What the task asks: All the data below goes into the copy word for word, but the pictures don't.

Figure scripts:

• • • • •

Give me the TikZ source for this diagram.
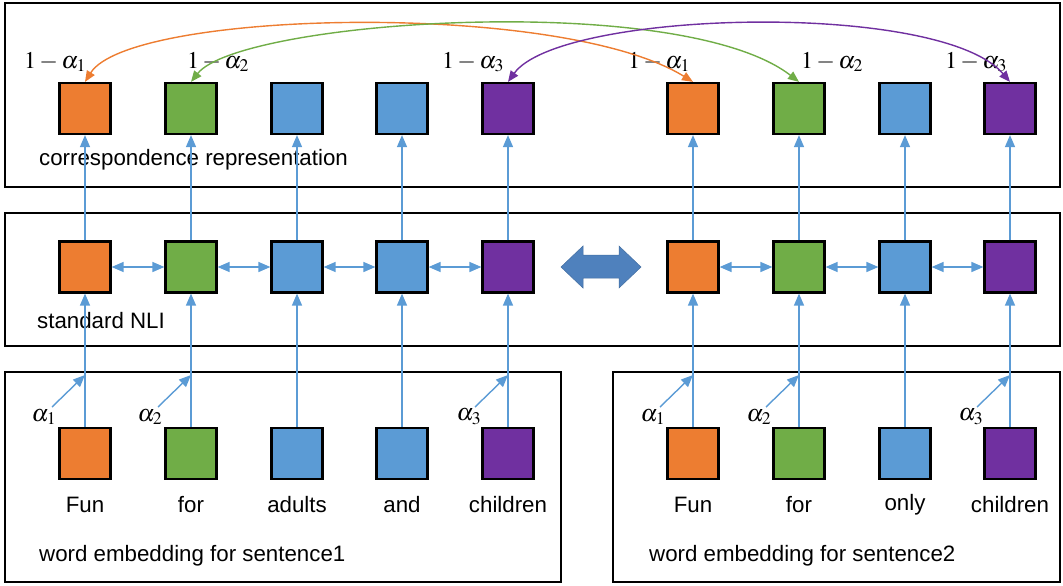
\documentclass[tikz,border=0pt]{standalone}
\usepackage{mathptmx}
\usepackage[no-math]{fontspec}
\setmainfont{Liberation Sans}
\usetikzlibrary{arrows.meta,positioning}

\definecolor{wOrange}{HTML}{ED7D31}
\definecolor{wGreen}{HTML}{70AD47}
\definecolor{wBlue}{HTML}{5B9BD5}
\definecolor{wPurple}{HTML}{7030A0}
\definecolor{wLine}{HTML}{5B9BD5}
\definecolor{wSwap}{HTML}{4F81BD}

\begin{document}
\begin{tikzpicture}
[typeO/.style={rectangle,draw,fill=wOrange,line width=2.2pt,inner sep=0pt,minimum size=51pt},
 typeG/.style={rectangle,draw,fill=wGreen,line width=2.2pt,inner sep=0pt,minimum size=51pt},
 typeB/.style={rectangle,draw,fill=wBlue,line width=2.2pt,inner sep=0pt,minimum size=51pt},
 typeP/.style={rectangle,draw,fill=wPurple,line width=2.2pt,inner sep=0pt,minimum size=51pt},
 panel/.style={draw,line width=2.4pt},
 flow/.style={draw=wLine,line width=1.4pt,-{Triangle[length=12pt,width=10pt]}},
 link/.style={draw=wLine,line width=1.4pt,{Triangle[length=12pt,width=10pt]}-{Triangle[length=12pt,width=10pt]}},
 swing/.style={line width=1.4pt,{Triangle[length=11pt,width=9pt]}-{Triangle[length=11pt,width=9pt]}},
 word/.style={font=\fontsize{22.3}{26}\selectfont,inner sep=0pt},
 weight/.style={font=\fontsize{24}{28}\selectfont,inner sep=0pt}]
\begin{scope}[x=1pt, y=-1pt]
\useasboundingbox (0,0) rectangle (1063,586);
% panels
\draw[panel] (5,3)   rectangle (1060,187);
\draw[panel] (5,213) rectangle (1060,346);
\draw[panel] (5,372) rectangle (561,582);
\draw[panel] (613,372) rectangle (1060,582);
\node[word,anchor=west] (tcor) at (39,160) {correspondence representation};
\node[word,anchor=west] (tnli) at (37,321) {standard NLI};
\node[word,anchor=west] (tea)  at (39,556) {word embedding for sentence1};
\node[word,anchor=west] (teb)  at (649,556) {word embedding for sentence2};
% word embeddings
\node[typeO] (ea1) at (  85,453.5) {};
\node[typeG] (ea2) at ( 191,453.5) {};
\node[typeB] (ea3) at ( 297,453.5) {};
\node[typeB] (ea4) at ( 402,453.5) {};
\node[typeP] (ea5) at ( 508,453.5) {};
\node[typeO] (eb1) at ( 693,453.5) {};
\node[typeG] (eb2) at ( 799,453.5) {};
\node[typeB] (eb3) at ( 905,453.5) {};
\node[typeP] (eb4) at (1010,453.5) {};
\node[word] (wa1) at (  85,505) {Fun};
\node[word] (wa2) at ( 191,505) {for};
\node[word] (wa3) at ( 297,505) {adults};
\node[word] (wa4) at ( 402,505) {and};
\node[word] (wa5) at ( 508,505) {children};
\node[word] (wb1) at ( 693,505) {Fun};
\node[word] (wb2) at ( 799,505) {for};
\node[word] (wb3) at ( 905,505) {only};
\node[word] (wb4) at (1010,505) {children};
% standard NLI
\node[typeO] (na1) at (  85,267) {};
\node[typeG] (na2) at ( 191,267) {};
\node[typeB] (na3) at ( 297,267) {};
\node[typeB] (na4) at ( 402,267) {};
\node[typeP] (na5) at ( 508,267) {};
\node[typeO] (nb1) at ( 693,267) {};
\node[typeG] (nb2) at ( 799,267) {};
\node[typeB] (nb3) at ( 905,267) {};
\node[typeP] (nb4) at (1010,267) {};
\fill[wSwap,draw=wSwap!85!black,line width=0.5pt]
   (561,267) -- (583,246) -- (583,255) -- (619,255) -- (619,246) -- (641,267)
   -- (619,288) -- (619,278) -- (583,278) -- (583,288) -- cycle;
% correspondence representation
\node[typeO] (ca1) at (  85,108.5) {};
\node[typeG] (ca2) at ( 191,108.5) {};
\node[typeB] (ca3) at ( 297,108.5) {};
\node[typeB] (ca4) at ( 402,108.5) {};
\node[typeP] (ca5) at ( 508,108.5) {};
\node[typeO] (cb1) at ( 693,108.5) {};
\node[typeG] (cb2) at ( 799,108.5) {};
\node[typeB] (cb3) at ( 905,108.5) {};
\node[typeP] (cb4) at (1010,108.5) {};
\node[weight] (ka1) at (  55,62) {$1-\alpha_1$};
\node[weight] (ka2) at ( 218,62) {$1-\alpha_2$};
\node[weight] (ka5) at ( 473,62) {$1-\alpha_3$};
\node[weight] (kb1) at ( 659,62) {$1-\alpha_1$};
\node[weight] (kb2) at ( 832,62) {$1-\alpha_2$};
\node[weight] (kb4) at ( 976,62) {$1-\alpha_3$};
% attention weights
\node[weight] (qa1) at (  44,417) {$\alpha_1$};
\node[weight] (qa2) at ( 150,417) {$\alpha_2$};
\node[weight] (qa5) at ( 469,417) {$\alpha_3$};
\node[weight] (qb1) at ( 653,417) {$\alpha_1$};
\node[weight] (qb2) at ( 759,417) {$\alpha_2$};
\node[weight] (qb4) at ( 971,417) {$\alpha_3$};
\coordinate (sa1) at (  52,407);  \coordinate (ha1) at (  85,375);
\coordinate (sa2) at ( 158,407);  \coordinate (ha2) at ( 191,375);
\coordinate (sa5) at ( 475,407);  \coordinate (ha5) at ( 508,375);
\coordinate (sb1) at ( 660,407);  \coordinate (hb1) at ( 693,375);
\coordinate (sb2) at ( 766,407);  \coordinate (hb2) at ( 799,375);
\coordinate (sb4) at ( 977,407);  \coordinate (hb4) at (1010,375);
\path (sa1) edge[flow] (ha1)
      (sa2) edge[flow] (ha2)
      (sa5) edge[flow] (ha5)
      (sb1) edge[flow] (hb1)
      (sb2) edge[flow] (hb2)
      (sb4) edge[flow] (hb4);
% vertical flow
\path (ea1.north) edge[flow] (na1.south)
      (ea2.north) edge[flow] (na2.south)
      (ea3.north) edge[flow] (na3.south)
      (ea4.north) edge[flow] (na4.south)
      (ea5.north) edge[flow] (na5.south)
      (eb1.north) edge[flow] (nb1.south)
      (eb2.north) edge[flow] (nb2.south)
      (eb3.north) edge[flow] (nb3.south)
      (eb4.north) edge[flow] (nb4.south)
      (na1.north) edge[flow] (ca1.south)
      (na2.north) edge[flow] (ca2.south)
      (na3.north) edge[flow] (ca3.south)
      (na4.north) edge[flow] (ca4.south)
      (na5.north) edge[flow] (ca5.south)
      (nb1.north) edge[flow] (cb1.south)
      (nb2.north) edge[flow] (cb2.south)
      (nb3.north) edge[flow] (cb3.south)
      (nb4.north) edge[flow] (cb4.south);
% bidirectional NLI links
\path (na1.east) edge[link] (na2.west)
      (na2.east) edge[link] (na3.west)
      (na3.east) edge[link] (na4.west)
      (na4.east) edge[link] (na5.west)
      (nb1.east) edge[link] (nb2.west)
      (nb2.east) edge[link] (nb3.west)
      (nb3.east) edge[link] (nb4.west);
% correspondence curves
\draw[swing,draw=wOrange] (ca1.north) .. controls (130,10) and (560,0) .. (cb1.north);
\draw[swing,draw=wGreen]  (ca2.north) .. controls (240,20) and (680,-10) .. (cb2.north);
\draw[swing,draw=wPurple] (ca5.north) .. controls (560,10) and (940,0) .. (cb4.north);
\end{scope}
\end{tikzpicture}
\end{document}
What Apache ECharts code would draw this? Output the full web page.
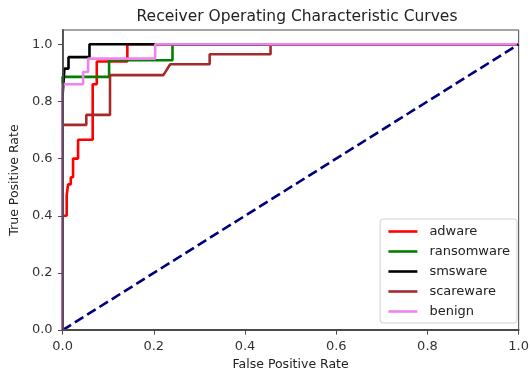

• • • • •

Complete response:
Give me the TikZ source for this diagram.
\documentclass[tikz,border=0pt]{standalone}
\usepackage{mathptmx}
\usepackage[no-math]{fontspec}
\setmainfont{Liberation Sans}
\usetikzlibrary{arrows.meta,positioning}

\definecolor{wOrange}{HTML}{ED7D31}
\definecolor{wGreen}{HTML}{70AD47}
\definecolor{wBlue}{HTML}{5B9BD5}
\definecolor{wPurple}{HTML}{7030A0}
\definecolor{wLine}{HTML}{5B9BD5}
\definecolor{wSwap}{HTML}{4F81BD}

\begin{document}
\begin{tikzpicture}
[typeO/.style={rectangle,draw,fill=wOrange,line width=2.2pt,inner sep=0pt,minimum size=51pt},
 typeG/.style={rectangle,draw,fill=wGreen,line width=2.2pt,inner sep=0pt,minimum size=51pt},
 typeB/.style={rectangle,draw,fill=wBlue,line width=2.2pt,inner sep=0pt,minimum size=51pt},
 typeP/.style={rectangle,draw,fill=wPurple,line width=2.2pt,inner sep=0pt,minimum size=51pt},
 panel/.style={draw,line width=2.4pt},
 flow/.style={draw=wLine,line width=1.4pt,-{Triangle[length=12pt,width=10pt]}},
 link/.style={draw=wLine,line width=1.4pt,{Triangle[length=12pt,width=10pt]}-{Triangle[length=12pt,width=10pt]}},
 swing/.style={line width=1.4pt,{Triangle[length=11pt,width=9pt]}-{Triangle[length=11pt,width=9pt]}},
 word/.style={font=\fontsize{22.3}{26}\selectfont,inner sep=0pt},
 weight/.style={font=\fontsize{24}{28}\selectfont,inner sep=0pt}]
\begin{scope}[x=1pt, y=-1pt]
\useasboundingbox (0,0) rectangle (1063,586);
% panels
\draw[panel] (5,3)   rectangle (1060,187);
\draw[panel] (5,213) rectangle (1060,346);
\draw[panel] (5,372) rectangle (561,582);
\draw[panel] (613,372) rectangle (1060,582);
\node[word,anchor=west] (tcor) at (39,160) {correspondence representation};
\node[word,anchor=west] (tnli) at (37,321) {standard NLI};
\node[word,anchor=west] (tea)  at (39,556) {word embedding for sentence1};
\node[word,anchor=west] (teb)  at (649,556) {word embedding for sentence2};
% word embeddings
\node[typeO] (ea1) at (  85,453.5) {};
\node[typeG] (ea2) at ( 191,453.5) {};
\node[typeB] (ea3) at ( 297,453.5) {};
\node[typeB] (ea4) at ( 402,453.5) {};
\node[typeP] (ea5) at ( 508,453.5) {};
\node[typeO] (eb1) at ( 693,453.5) {};
\node[typeG] (eb2) at ( 799,453.5) {};
\node[typeB] (eb3) at ( 905,453.5) {};
\node[typeP] (eb4) at (1010,453.5) {};
\node[word] (wa1) at (  85,505) {Fun};
\node[word] (wa2) at ( 191,505) {for};
\node[word] (wa3) at ( 297,505) {adults};
\node[word] (wa4) at ( 402,505) {and};
\node[word] (wa5) at ( 508,505) {children};
\node[word] (wb1) at ( 693,505) {Fun};
\node[word] (wb2) at ( 799,505) {for};
\node[word] (wb3) at ( 905,505) {only};
\node[word] (wb4) at (1010,505) {children};
% standard NLI
\node[typeO] (na1) at (  85,267) {};
\node[typeG] (na2) at ( 191,267) {};
\node[typeB] (na3) at ( 297,267) {};
\node[typeB] (na4) at ( 402,267) {};
\node[typeP] (na5) at ( 508,267) {};
\node[typeO] (nb1) at ( 693,267) {};
\node[typeG] (nb2) at ( 799,267) {};
\node[typeB] (nb3) at ( 905,267) {};
\node[typeP] (nb4) at (1010,267) {};
\fill[wSwap,draw=wSwap!85!black,line width=0.5pt]
   (561,267) -- (583,246) -- (583,255) -- (619,255) -- (619,246) -- (641,267)
   -- (619,288) -- (619,278) -- (583,278) -- (583,288) -- cycle;
% correspondence representation
\node[typeO] (ca1) at (  85,108.5) {};
\node[typeG] (ca2) at ( 191,108.5) {};
\node[typeB] (ca3) at ( 297,108.5) {};
\node[typeB] (ca4) at ( 402,108.5) {};
\node[typeP] (ca5) at ( 508,108.5) {};
\node[typeO] (cb1) at ( 693,108.5) {};
\node[typeG] (cb2) at ( 799,108.5) {};
\node[typeB] (cb3) at ( 905,108.5) {};
\node[typeP] (cb4) at (1010,108.5) {};
\node[weight] (ka1) at (  55,62) {$1-\alpha_1$};
\node[weight] (ka2) at ( 218,62) {$1-\alpha_2$};
\node[weight] (ka5) at ( 473,62) {$1-\alpha_3$};
\node[weight] (kb1) at ( 659,62) {$1-\alpha_1$};
\node[weight] (kb2) at ( 832,62) {$1-\alpha_2$};
\node[weight] (kb4) at ( 976,62) {$1-\alpha_3$};
% attention weights
\node[weight] (qa1) at (  44,417) {$\alpha_1$};
\node[weight] (qa2) at ( 150,417) {$\alpha_2$};
\node[weight] (qa5) at ( 469,417) {$\alpha_3$};
\node[weight] (qb1) at ( 653,417) {$\alpha_1$};
\node[weight] (qb2) at ( 759,417) {$\alpha_2$};
\node[weight] (qb4) at ( 971,417) {$\alpha_3$};
\coordinate (sa1) at (  52,407);  \coordinate (ha1) at (  85,375);
\coordinate (sa2) at ( 158,407);  \coordinate (ha2) at ( 191,375);
\coordinate (sa5) at ( 475,407);  \coordinate (ha5) at ( 508,375);
\coordinate (sb1) at ( 660,407);  \coordinate (hb1) at ( 693,375);
\coordinate (sb2) at ( 766,407);  \coordinate (hb2) at ( 799,375);
\coordinate (sb4) at ( 977,407);  \coordinate (hb4) at (1010,375);
\path (sa1) edge[flow] (ha1)
      (sa2) edge[flow] (ha2)
      (sa5) edge[flow] (ha5)
      (sb1) edge[flow] (hb1)
      (sb2) edge[flow] (hb2)
      (sb4) edge[flow] (hb4);
% vertical flow
\path (ea1.north) edge[flow] (na1.south)
      (ea2.north) edge[flow] (na2.south)
      (ea3.north) edge[flow] (na3.south)
      (ea4.north) edge[flow] (na4.south)
      (ea5.north) edge[flow] (na5.south)
      (eb1.north) edge[flow] (nb1.south)
      (eb2.north) edge[flow] (nb2.south)
      (eb3.north) edge[flow] (nb3.south)
      (eb4.north) edge[flow] (nb4.south)
      (na1.north) edge[flow] (ca1.south)
      (na2.north) edge[flow] (ca2.south)
      (na3.north) edge[flow] (ca3.south)
      (na4.north) edge[flow] (ca4.south)
      (na5.north) edge[flow] (ca5.south)
      (nb1.north) edge[flow] (cb1.south)
      (nb2.north) edge[flow] (cb2.south)
      (nb3.north) edge[flow] (cb3.south)
      (nb4.north) edge[flow] (cb4.south);
% bidirectional NLI links
\path (na1.east) edge[link] (na2.west)
      (na2.east) edge[link] (na3.west)
      (na3.east) edge[link] (na4.west)
      (na4.east) edge[link] (na5.west)
      (nb1.east) edge[link] (nb2.west)
      (nb2.east) edge[link] (nb3.west)
      (nb3.east) edge[link] (nb4.west);
% correspondence curves
\draw[swing,draw=wOrange] (ca1.north) .. controls (130,10) and (560,0) .. (cb1.north);
\draw[swing,draw=wGreen]  (ca2.north) .. controls (240,20) and (680,-10) .. (cb2.north);
\draw[swing,draw=wPurple] (ca5.north) .. controls (560,10) and (940,0) .. (cb4.north);
\end{scope}
\end{tikzpicture}
\end{document}
What Apache ECharts code would draw this? Output the full web page.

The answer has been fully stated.